From Talgate to T20 World Cup: Jaspreet Singh's long road via Punjab and parking lots
A seamer who honed his craft in Italy and England, Jaspreet worked as an Uber driver while chasing his cricket dream
Sreshth Shah
Feb 18, 2026, 12:45 PM • 6 hrs ago
Jaspreet Singh has played 29 T20Is for Italy • AFP/Getty Images
In a quiet street in Talgate, a village near Bergamo in northern Italy, the game began with a taped tennis ball. There were no turf wickets and no sense that the sport being improvised between cars in parking lots would one day take Italy seamer Jaspreet Singh to a T20 World Cup.
"When you're small, you watch cricket on TV and see big stadiums," Jaspreet, 32, tells ESPNcricinfo. "Then you come to the same type of grounds and practise at venues like the Wankhede or Eden Gardens… it just feels like a dream."
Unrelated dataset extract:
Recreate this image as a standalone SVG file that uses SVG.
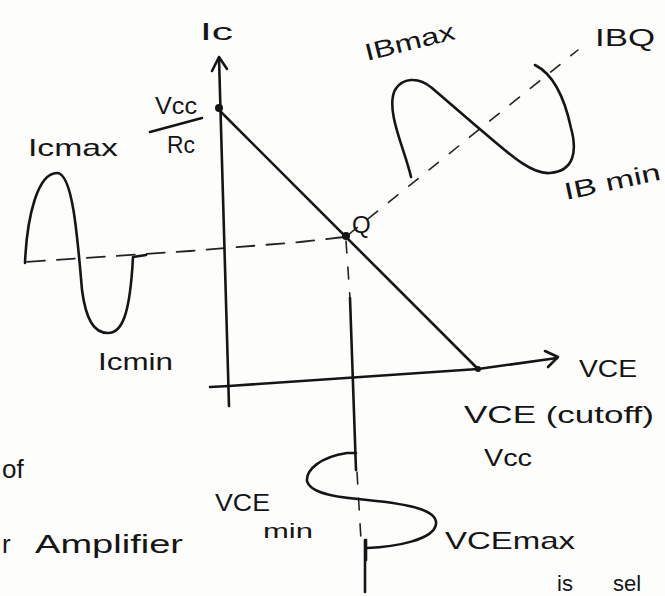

Jaspreet's story, though, begins far away from Italy - in Dhandwar village in Punjab, India. He was 13 when he moved continents, his father Tirath Singh taking the family to a new country in search of a better life.
Tirath had initially moved to Italy when Jaspreet was only three and still living in Punjab. He worked in a factory manufacturing baby strollers and later called his family over in pursuit of better education and opportunity. A life in cricket was a distant thought then because the immediate concern was learning to communicate with new neighbours and classmates.
"The language barrier made everything difficult," Jaspreet says. "It would have been easier in an English-speaking country. Initially, I couldn't even talk to classmates."
At the time, Italy's South Asian community was still small and scattered. Jaspreet attended separate Italian-language classes during middle school (scuola media) before joining mainstream lessons. In those early years, football dominated local sporting culture, and Jaspreet excelled at it, representing both his school and village team. Cricket resurfaced almost by accident.
"A close friend told me, 'You used to play cricket earlier. Why are you on the football field?'" Jaspreet says. "So I left football and took up cricket again."
Introduced to the leather-ball game only then, Jaspreet discovered organised cricket clubs and his seam-bowling prowess quickly impressed others. It earned him T20I and List A debuts for Italy in 2019.
Jaspreet Singh made his Italy debut in 2019•Getty Images
Back then, fixtures were against the likes of Isle of Man, Norway, Denmark, Germany and Finland. Now, as he prepares to bowl to players of the calibre of Harry Brook, Sherfane Rutherford, Jos Buttler and Shimron Hetmyer, Jaspreet reflects on how he made that step-up.
"I moved to England three years ago, which is a common pathway for aspiring players from emerging cricket nations," he says. "That bridged the gap in quality between Italy and the rest of the cricket world.
"I played in the Birmingham League, which is widely regarded as one of England's strongest club competitions, sitting just below county cricket and featuring experienced professionals."
But while life in England was rewarding for Jaspreet as a cricketer, it took a toll financially. So he worked as an Uber driver, a flexible job that allowed him to schedule gym sessions and practice.
"I could manage my day well," he says, "and I also obtained a trucking licence as a backup plan if cricket did not work out."
"A close friend told me, 'You used to play cricket earlier. Why are you on the football field? So I left football and took up cricket again"Jaspreet Singh
Now with exactly 50 caps to his name across T20I and List A cricket, Jaspreet has established himself as a seam bowler operating in the mid-130kph range. In T20Is, he has an economy rate of 7.29 and a strike rate of 17.3 - impressive numbers for a bowler who has shaped his game largely through his own enthusiasm. With limited access to coaching and only minor county cricketers to learn from, he says he had little choice but to find self-motivation, admiring AB de Villiers' batting and idolising Jasprit Bumrah's bowling.
Looking back at his swift rise on the field and the high of T20 World Cup exposure in his country of birth, Jaspreet says it would not have been possible without his wife's support.
"My family thought that after marriage, I might move away from cricket as I'd have more responsibilities," he says. "But my wife supported me." The two met as students in Italy and later reconnected in England a decade later. During Jaspreet's first year there, she footed the bills, something he says he is "grateful for eternally".
Memories like these make the tough days worth it. As Jaspreet and Italy's time at the T20 World Cup winds down, his journey stands as proof that opportunities can be carved out through persistence. He leaves the tournament with experiences that money cannot buy and the reassurance that the sacrifices did not go to waste.